# TO BE DONE
Extract the lines that carry the string "with" from the listing.

# PROVIDED MATERIAL
============

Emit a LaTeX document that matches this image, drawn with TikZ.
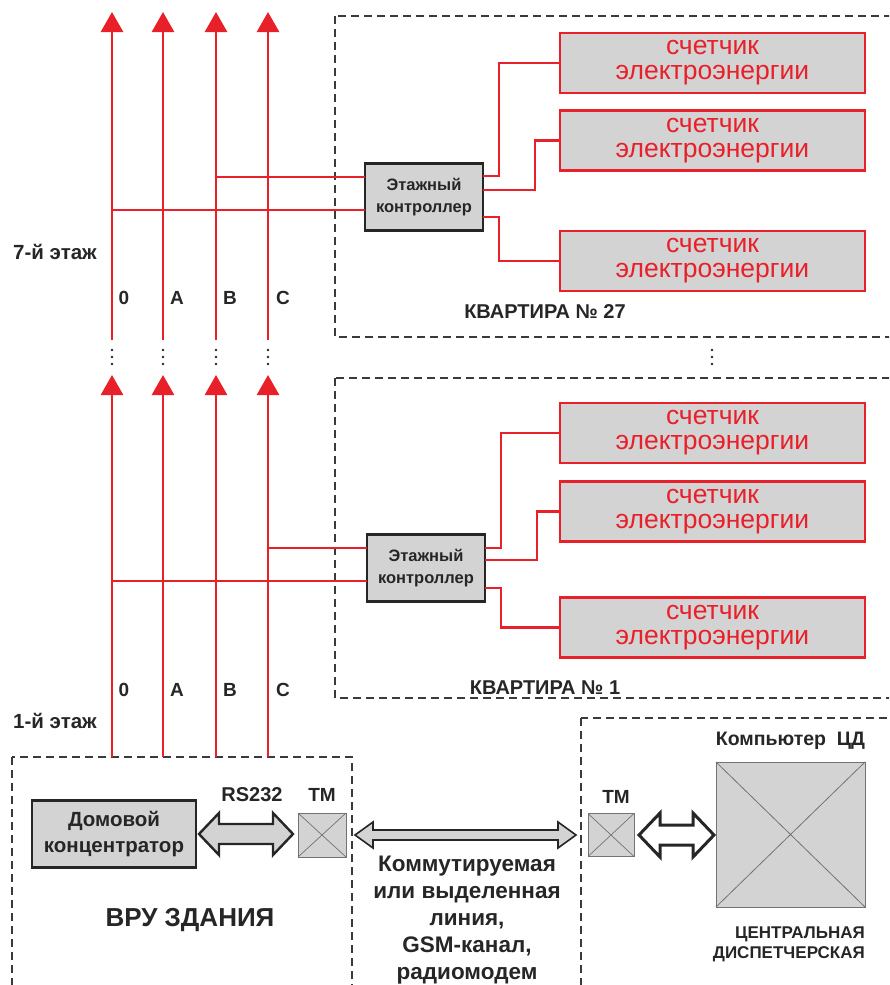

============

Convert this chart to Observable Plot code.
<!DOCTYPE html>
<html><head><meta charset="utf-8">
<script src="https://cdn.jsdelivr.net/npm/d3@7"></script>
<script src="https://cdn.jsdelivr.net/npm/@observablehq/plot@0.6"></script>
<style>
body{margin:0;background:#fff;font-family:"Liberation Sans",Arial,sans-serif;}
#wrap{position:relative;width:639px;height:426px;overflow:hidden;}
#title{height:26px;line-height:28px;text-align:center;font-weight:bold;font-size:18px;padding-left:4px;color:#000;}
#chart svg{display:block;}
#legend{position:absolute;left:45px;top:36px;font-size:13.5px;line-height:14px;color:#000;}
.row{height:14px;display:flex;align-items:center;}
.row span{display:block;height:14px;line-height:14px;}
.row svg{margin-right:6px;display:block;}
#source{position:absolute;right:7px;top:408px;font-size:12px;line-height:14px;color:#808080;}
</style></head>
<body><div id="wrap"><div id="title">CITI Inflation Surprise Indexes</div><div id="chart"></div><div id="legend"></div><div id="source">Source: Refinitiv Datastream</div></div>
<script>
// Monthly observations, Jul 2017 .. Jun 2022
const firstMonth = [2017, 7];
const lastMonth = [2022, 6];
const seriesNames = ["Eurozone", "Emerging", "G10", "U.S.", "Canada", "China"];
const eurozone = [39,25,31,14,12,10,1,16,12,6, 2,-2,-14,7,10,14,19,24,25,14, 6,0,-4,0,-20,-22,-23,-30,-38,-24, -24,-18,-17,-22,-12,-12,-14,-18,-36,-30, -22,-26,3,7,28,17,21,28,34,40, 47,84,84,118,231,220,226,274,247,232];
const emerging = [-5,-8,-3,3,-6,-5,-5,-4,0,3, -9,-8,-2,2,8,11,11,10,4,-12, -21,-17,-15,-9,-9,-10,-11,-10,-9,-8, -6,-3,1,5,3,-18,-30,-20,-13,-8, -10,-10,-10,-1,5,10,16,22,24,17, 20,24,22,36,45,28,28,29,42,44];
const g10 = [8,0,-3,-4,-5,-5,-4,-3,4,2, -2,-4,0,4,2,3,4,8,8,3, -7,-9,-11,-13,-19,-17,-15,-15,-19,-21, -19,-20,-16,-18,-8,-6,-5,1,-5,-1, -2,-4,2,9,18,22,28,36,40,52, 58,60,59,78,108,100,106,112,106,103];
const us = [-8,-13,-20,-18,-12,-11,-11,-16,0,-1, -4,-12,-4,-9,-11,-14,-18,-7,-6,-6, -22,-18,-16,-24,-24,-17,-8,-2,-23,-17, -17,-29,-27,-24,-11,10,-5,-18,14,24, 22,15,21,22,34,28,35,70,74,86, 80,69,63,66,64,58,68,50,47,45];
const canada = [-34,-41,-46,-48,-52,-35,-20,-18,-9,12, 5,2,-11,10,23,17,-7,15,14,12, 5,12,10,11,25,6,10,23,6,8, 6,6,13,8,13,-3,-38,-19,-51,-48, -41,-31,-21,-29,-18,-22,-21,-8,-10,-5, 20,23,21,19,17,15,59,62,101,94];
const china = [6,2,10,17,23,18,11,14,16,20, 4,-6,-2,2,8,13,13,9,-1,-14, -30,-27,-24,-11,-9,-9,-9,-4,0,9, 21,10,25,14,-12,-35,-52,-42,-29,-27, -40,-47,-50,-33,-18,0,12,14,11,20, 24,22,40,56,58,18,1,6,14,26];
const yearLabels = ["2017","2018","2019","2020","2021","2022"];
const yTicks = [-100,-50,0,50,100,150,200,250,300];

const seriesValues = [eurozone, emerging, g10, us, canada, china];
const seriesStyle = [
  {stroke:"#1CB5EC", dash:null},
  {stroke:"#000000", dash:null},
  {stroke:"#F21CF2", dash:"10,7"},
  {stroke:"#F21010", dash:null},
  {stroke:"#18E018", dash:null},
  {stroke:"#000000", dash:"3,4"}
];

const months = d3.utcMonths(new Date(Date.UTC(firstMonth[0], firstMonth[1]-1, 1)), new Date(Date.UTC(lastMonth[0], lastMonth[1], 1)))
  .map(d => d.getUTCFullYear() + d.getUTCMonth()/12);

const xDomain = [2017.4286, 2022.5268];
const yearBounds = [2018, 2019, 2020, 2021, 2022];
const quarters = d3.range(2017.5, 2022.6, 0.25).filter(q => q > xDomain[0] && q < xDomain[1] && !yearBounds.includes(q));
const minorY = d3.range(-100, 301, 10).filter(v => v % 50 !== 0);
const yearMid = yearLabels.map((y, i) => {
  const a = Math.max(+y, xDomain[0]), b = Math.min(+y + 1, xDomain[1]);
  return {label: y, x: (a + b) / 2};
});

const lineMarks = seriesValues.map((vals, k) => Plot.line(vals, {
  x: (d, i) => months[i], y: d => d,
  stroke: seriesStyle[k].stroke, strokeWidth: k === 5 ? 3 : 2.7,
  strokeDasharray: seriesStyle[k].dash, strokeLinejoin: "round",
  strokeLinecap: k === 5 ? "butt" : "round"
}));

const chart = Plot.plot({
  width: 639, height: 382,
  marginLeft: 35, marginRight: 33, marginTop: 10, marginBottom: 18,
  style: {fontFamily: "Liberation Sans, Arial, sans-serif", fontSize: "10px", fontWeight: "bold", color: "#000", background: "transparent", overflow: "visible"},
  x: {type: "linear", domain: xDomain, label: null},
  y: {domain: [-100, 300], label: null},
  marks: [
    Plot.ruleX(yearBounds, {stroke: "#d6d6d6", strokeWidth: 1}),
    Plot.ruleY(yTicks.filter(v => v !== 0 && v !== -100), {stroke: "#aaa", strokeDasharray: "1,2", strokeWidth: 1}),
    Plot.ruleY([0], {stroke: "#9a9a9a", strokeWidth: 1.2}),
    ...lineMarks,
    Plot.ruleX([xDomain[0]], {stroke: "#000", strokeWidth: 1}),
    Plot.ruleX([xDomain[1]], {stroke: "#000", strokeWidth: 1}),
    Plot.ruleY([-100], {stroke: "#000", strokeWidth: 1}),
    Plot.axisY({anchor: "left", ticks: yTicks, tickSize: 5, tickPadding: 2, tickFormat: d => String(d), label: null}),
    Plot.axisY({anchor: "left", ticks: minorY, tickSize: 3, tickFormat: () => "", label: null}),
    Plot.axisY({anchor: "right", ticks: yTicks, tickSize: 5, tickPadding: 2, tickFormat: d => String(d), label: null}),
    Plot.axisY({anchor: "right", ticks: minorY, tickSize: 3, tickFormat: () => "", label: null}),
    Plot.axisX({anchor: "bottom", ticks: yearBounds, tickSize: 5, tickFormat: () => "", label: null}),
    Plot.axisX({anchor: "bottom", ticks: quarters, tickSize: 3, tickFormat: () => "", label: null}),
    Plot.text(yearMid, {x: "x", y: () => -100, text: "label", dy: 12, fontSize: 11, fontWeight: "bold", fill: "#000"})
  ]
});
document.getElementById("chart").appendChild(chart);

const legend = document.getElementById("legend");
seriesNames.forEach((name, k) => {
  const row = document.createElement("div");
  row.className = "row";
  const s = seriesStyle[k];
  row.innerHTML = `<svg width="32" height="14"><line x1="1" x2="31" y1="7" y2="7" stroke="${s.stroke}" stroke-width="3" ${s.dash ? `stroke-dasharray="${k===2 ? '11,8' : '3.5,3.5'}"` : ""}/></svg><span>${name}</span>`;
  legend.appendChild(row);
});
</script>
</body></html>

============

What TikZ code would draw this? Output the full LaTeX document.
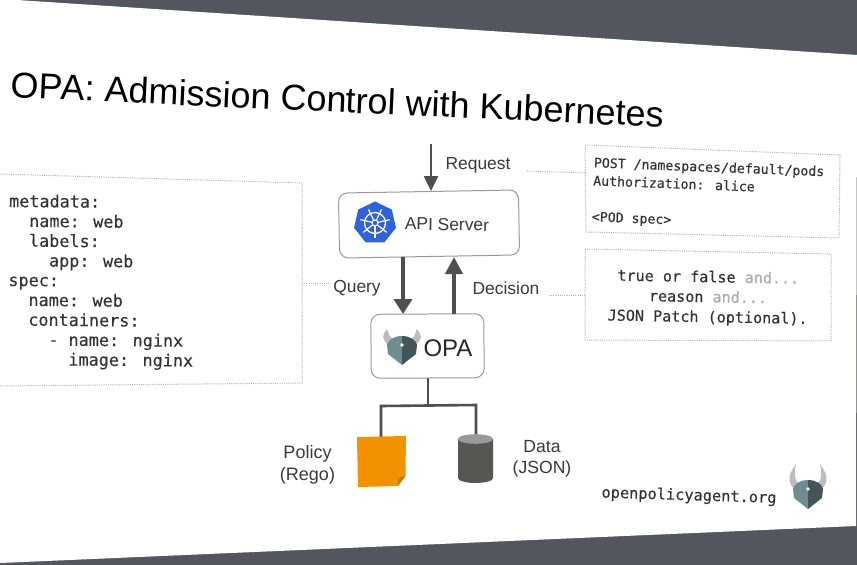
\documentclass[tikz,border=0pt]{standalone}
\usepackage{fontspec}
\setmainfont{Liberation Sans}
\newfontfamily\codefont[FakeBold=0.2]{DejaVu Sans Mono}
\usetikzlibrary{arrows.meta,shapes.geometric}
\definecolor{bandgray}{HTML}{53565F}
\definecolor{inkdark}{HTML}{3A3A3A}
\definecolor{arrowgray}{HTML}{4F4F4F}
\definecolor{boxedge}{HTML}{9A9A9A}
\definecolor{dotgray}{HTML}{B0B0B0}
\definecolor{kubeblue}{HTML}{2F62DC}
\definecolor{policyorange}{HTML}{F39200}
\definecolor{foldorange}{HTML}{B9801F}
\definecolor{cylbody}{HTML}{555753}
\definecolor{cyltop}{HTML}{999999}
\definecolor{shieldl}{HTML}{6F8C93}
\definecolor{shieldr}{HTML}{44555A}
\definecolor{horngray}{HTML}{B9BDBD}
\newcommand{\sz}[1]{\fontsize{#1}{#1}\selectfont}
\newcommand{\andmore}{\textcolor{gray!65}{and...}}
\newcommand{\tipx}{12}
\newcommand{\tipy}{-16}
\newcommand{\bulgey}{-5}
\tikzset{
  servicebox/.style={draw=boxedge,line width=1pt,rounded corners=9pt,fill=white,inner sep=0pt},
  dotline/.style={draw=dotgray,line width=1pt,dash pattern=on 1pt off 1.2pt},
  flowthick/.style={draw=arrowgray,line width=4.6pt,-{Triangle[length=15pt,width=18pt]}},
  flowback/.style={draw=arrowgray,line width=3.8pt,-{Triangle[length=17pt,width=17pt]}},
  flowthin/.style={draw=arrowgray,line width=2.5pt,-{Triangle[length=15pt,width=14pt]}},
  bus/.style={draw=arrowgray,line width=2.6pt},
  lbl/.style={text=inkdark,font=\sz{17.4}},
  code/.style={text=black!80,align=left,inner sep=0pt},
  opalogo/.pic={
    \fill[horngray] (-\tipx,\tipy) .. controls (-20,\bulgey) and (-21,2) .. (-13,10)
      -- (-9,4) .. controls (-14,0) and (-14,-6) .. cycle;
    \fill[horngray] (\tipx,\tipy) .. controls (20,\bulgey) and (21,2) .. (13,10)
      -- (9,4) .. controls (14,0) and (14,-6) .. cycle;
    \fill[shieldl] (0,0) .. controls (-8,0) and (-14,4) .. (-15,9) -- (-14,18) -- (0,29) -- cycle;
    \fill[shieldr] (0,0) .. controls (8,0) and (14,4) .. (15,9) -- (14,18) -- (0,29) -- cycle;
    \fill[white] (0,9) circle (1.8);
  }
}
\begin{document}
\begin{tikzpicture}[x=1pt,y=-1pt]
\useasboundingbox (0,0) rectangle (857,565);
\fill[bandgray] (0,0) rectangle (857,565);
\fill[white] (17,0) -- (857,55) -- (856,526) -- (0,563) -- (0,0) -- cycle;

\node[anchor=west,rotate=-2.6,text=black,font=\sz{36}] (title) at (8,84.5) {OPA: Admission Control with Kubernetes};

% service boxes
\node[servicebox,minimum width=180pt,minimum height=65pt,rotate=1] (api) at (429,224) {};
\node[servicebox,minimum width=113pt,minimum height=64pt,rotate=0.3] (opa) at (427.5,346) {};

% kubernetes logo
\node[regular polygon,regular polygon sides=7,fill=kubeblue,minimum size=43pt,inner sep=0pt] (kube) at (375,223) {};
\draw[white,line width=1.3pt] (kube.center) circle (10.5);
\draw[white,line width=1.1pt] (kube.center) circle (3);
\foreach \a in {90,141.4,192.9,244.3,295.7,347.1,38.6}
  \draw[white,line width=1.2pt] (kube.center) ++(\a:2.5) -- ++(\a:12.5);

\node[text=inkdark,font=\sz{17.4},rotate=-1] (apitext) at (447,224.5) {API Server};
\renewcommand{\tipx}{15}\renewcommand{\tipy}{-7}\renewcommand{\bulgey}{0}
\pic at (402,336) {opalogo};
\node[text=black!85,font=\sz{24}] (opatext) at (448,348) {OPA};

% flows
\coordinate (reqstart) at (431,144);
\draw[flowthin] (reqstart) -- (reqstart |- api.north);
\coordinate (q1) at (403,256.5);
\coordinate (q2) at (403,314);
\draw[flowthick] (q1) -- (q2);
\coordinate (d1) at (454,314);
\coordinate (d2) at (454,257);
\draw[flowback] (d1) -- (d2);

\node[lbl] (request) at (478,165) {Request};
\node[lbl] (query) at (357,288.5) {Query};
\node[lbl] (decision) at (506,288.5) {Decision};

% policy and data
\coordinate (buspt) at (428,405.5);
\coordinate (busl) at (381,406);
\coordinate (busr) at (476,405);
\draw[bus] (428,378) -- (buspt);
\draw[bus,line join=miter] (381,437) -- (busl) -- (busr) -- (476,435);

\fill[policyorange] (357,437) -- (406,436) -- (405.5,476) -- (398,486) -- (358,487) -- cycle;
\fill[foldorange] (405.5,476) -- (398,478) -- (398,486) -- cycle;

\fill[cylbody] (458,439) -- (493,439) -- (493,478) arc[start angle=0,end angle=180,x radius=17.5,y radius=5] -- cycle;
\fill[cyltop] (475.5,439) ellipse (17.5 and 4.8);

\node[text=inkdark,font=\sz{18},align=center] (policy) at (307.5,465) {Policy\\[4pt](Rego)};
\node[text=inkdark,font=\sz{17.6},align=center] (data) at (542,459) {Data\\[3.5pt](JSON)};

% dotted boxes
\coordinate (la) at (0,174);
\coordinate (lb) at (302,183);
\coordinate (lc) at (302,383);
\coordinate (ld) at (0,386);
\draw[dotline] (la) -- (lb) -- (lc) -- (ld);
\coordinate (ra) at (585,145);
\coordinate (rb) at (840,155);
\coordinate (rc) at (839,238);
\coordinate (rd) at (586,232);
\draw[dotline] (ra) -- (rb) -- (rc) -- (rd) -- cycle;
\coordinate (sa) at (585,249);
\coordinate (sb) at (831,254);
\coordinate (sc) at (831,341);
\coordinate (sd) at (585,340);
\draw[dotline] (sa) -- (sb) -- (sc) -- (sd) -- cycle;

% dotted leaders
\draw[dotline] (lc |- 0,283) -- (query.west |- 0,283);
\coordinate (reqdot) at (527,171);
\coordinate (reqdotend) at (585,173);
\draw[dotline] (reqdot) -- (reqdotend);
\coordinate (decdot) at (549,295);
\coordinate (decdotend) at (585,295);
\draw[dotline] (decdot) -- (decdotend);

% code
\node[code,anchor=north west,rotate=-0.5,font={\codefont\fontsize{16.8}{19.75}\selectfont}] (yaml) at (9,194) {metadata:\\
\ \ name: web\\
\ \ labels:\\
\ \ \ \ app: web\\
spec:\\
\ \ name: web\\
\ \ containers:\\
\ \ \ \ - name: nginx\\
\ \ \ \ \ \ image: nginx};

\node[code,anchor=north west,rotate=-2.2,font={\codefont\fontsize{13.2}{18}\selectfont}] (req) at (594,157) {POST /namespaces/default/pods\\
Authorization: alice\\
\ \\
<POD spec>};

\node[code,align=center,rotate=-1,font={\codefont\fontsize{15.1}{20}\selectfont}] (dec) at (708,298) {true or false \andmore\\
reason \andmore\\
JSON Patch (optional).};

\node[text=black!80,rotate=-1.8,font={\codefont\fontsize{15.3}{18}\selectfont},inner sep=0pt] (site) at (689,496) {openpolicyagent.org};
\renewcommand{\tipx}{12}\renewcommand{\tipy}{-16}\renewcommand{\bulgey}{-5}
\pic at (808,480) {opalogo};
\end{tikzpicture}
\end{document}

============

# FULL OUTPUT
Emit a LaTeX document that matches this image, drawn with TikZ.
\node[anchor=west,rotate=-2.6,text=black,font=\sz{36}] (title) at (8,84.5) {OPA: Admission Control with Kubernetes};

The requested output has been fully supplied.